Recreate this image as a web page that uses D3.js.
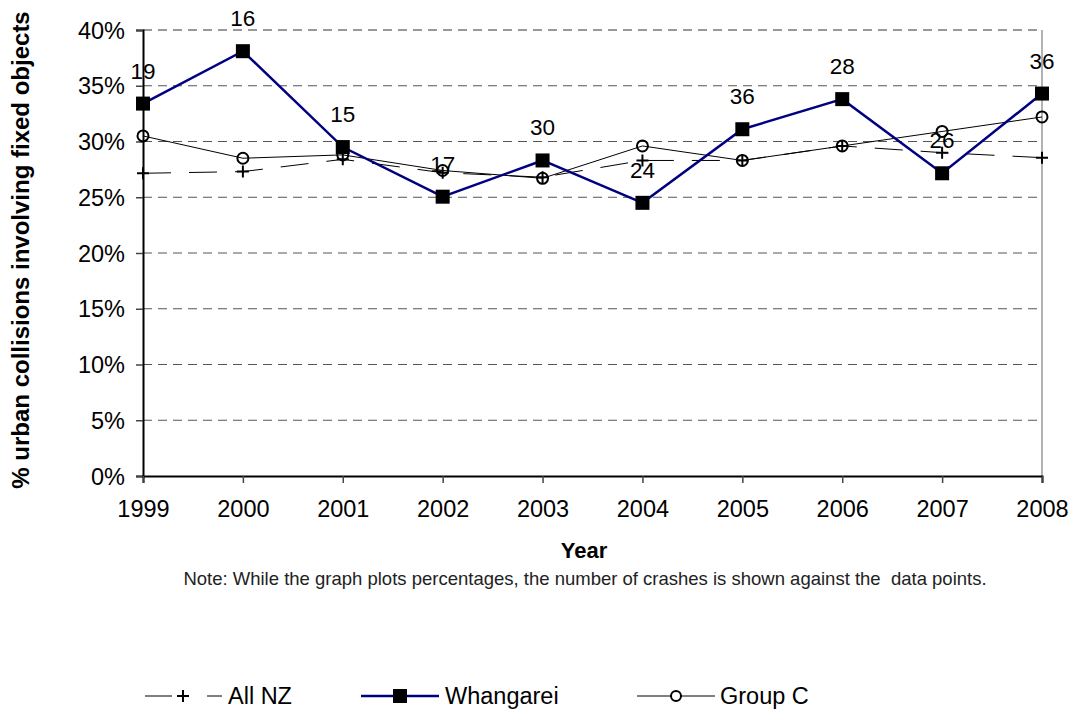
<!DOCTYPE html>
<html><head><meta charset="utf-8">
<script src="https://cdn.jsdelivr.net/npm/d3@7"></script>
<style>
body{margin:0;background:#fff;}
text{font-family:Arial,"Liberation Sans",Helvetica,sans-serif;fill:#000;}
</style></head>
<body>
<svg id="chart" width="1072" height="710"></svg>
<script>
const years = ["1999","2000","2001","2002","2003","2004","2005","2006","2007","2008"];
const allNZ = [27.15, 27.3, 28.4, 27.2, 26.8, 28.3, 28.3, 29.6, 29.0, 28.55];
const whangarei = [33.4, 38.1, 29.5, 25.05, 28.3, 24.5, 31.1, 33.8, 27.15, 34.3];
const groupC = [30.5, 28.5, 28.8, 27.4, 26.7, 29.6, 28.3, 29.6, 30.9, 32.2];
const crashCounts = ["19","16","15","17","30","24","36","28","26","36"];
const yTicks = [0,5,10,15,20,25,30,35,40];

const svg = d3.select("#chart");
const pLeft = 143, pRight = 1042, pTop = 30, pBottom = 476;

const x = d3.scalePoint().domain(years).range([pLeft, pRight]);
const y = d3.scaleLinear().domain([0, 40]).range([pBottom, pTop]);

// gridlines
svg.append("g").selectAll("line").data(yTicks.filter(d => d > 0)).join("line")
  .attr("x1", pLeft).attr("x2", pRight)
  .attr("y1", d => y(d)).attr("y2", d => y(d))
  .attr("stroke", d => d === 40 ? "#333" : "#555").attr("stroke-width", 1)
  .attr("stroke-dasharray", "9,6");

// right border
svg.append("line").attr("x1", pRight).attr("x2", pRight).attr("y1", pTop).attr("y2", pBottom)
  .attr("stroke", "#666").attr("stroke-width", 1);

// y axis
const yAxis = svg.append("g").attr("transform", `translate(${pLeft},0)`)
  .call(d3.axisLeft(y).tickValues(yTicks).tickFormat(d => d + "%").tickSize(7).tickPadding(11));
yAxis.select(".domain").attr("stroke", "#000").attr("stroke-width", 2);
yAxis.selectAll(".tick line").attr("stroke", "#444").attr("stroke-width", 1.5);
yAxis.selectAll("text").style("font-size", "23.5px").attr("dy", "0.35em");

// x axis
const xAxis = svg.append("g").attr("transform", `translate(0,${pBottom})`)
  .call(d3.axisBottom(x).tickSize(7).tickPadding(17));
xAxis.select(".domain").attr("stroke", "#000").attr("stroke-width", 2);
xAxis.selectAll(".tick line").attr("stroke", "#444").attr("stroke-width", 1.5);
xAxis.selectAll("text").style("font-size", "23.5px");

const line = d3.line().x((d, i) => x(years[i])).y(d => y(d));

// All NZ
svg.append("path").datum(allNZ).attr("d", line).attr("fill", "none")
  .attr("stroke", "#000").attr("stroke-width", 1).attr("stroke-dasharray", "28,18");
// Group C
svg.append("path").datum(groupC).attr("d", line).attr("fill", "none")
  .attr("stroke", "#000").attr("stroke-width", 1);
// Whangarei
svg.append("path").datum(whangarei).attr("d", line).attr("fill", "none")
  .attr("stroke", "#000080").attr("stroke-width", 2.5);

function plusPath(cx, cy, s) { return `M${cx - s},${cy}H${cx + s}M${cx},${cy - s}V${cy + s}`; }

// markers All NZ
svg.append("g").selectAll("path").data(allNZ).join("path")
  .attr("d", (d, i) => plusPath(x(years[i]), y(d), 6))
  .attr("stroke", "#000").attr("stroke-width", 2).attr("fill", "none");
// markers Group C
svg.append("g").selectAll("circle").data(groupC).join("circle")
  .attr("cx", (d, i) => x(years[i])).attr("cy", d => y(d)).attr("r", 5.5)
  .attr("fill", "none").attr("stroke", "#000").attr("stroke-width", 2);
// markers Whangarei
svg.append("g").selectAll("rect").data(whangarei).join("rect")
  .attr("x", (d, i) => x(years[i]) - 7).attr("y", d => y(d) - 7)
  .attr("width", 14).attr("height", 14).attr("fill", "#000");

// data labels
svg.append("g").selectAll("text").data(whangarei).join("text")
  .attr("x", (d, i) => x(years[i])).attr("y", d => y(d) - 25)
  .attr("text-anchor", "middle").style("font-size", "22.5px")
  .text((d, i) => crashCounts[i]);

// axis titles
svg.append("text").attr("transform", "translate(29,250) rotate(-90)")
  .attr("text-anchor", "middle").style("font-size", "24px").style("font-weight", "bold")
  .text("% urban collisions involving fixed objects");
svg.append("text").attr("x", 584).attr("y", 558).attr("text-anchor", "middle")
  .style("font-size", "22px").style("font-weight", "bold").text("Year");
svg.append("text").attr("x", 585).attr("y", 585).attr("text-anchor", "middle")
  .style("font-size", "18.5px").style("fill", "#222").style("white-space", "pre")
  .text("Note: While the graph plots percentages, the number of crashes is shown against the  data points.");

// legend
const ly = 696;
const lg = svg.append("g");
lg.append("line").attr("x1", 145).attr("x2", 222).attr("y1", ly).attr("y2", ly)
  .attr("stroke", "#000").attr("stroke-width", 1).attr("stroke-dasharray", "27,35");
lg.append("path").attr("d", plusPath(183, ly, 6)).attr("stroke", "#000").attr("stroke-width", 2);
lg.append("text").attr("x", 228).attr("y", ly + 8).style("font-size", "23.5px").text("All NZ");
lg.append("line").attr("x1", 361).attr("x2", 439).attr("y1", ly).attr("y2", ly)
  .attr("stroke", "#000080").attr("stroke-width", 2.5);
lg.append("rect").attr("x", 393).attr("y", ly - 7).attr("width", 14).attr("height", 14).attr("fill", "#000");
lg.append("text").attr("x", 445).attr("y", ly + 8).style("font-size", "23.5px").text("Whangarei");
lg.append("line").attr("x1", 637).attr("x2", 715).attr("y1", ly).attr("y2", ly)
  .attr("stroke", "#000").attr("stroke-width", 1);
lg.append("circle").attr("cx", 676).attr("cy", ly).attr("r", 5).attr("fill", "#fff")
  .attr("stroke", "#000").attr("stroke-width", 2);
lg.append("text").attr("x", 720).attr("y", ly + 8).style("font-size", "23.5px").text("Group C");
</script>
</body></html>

---

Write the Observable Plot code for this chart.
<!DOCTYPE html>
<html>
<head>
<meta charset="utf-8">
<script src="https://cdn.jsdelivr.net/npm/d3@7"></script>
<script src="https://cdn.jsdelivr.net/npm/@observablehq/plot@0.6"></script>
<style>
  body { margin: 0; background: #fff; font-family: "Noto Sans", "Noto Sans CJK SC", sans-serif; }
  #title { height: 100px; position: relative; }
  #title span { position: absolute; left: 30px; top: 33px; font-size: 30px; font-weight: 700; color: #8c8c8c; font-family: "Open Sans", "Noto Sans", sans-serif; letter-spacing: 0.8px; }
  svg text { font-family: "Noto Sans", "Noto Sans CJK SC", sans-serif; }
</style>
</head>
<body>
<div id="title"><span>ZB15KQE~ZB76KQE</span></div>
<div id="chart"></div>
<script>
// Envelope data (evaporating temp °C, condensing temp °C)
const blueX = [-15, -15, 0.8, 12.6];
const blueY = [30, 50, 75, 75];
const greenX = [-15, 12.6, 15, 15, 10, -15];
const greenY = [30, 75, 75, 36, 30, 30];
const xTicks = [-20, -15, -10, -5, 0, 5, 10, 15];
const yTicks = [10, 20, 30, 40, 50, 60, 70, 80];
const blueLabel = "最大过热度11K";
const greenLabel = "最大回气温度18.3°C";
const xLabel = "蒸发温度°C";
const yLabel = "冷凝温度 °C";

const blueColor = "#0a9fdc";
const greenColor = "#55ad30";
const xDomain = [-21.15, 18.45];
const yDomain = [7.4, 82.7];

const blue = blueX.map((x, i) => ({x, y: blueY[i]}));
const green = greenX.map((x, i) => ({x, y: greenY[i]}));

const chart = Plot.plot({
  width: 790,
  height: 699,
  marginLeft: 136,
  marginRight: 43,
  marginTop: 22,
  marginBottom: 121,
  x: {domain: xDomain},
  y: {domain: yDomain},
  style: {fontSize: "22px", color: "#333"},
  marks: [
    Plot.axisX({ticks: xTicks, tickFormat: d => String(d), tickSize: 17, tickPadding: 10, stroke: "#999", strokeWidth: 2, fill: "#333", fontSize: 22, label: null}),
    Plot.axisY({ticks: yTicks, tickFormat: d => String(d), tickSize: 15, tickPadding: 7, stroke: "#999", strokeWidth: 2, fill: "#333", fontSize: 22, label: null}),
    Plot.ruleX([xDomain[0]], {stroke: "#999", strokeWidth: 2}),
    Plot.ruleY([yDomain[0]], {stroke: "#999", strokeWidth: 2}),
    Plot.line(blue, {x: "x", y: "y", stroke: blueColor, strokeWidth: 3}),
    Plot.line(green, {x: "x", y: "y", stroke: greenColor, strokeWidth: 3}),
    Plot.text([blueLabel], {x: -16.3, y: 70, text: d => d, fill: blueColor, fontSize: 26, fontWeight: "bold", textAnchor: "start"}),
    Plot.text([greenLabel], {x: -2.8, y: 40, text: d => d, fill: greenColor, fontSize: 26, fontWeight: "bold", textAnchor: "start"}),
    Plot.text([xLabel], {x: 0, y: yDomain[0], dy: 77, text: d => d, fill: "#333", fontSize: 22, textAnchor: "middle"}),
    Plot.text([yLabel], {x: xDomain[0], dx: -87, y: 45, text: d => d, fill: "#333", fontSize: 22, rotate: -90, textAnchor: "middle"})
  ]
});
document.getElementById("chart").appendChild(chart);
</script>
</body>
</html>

---

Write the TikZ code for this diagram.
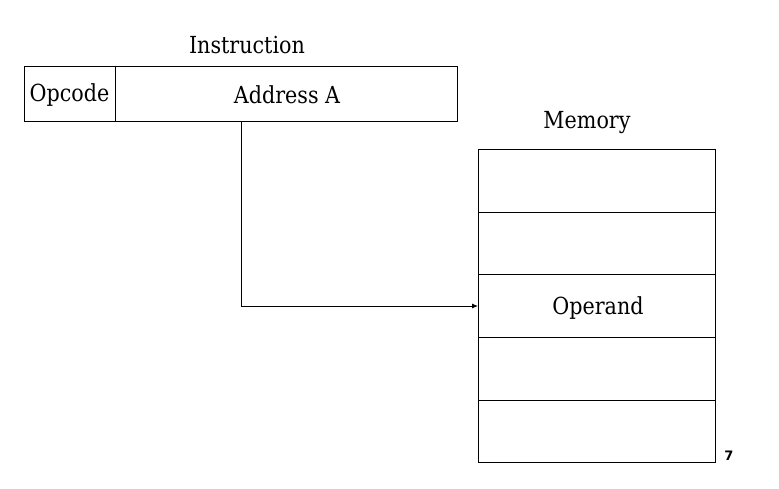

**Instruction:** The lines you need run from the one containing "Recreate this image" down to the one containing "d3.scaleLinear().domain([0, 40]).range([pBottom, pTop]);"; print them exactly, both ends included, and leave out pictures.

**Full solution:**
Recreate this image as a web page that uses D3.js.
<!DOCTYPE html>
<html><head><meta charset="utf-8">
<script src="https://cdn.jsdelivr.net/npm/d3@7"></script>
<style>
body{margin:0;background:#fff;}
text{font-family:Arial,"Liberation Sans",Helvetica,sans-serif;fill:#000;}
</style></head>
<body>
<svg id="chart" width="1072" height="710"></svg>
<script>
const years = ["1999","2000","2001","2002","2003","2004","2005","2006","2007","2008"];
const allNZ = [27.15, 27.3, 28.4, 27.2, 26.8, 28.3, 28.3, 29.6, 29.0, 28.55];
const whangarei = [33.4, 38.1, 29.5, 25.05, 28.3, 24.5, 31.1, 33.8, 27.15, 34.3];
const groupC = [30.5, 28.5, 28.8, 27.4, 26.7, 29.6, 28.3, 29.6, 30.9, 32.2];
const crashCounts = ["19","16","15","17","30","24","36","28","26","36"];
const yTicks = [0,5,10,15,20,25,30,35,40];

const svg = d3.select("#chart");
const pLeft = 143, pRight = 1042, pTop = 30, pBottom = 476;

const x = d3.scalePoint().domain(years).range([pLeft, pRight]);
const y = d3.scaleLinear().domain([0, 40]).range([pBottom, pTop]);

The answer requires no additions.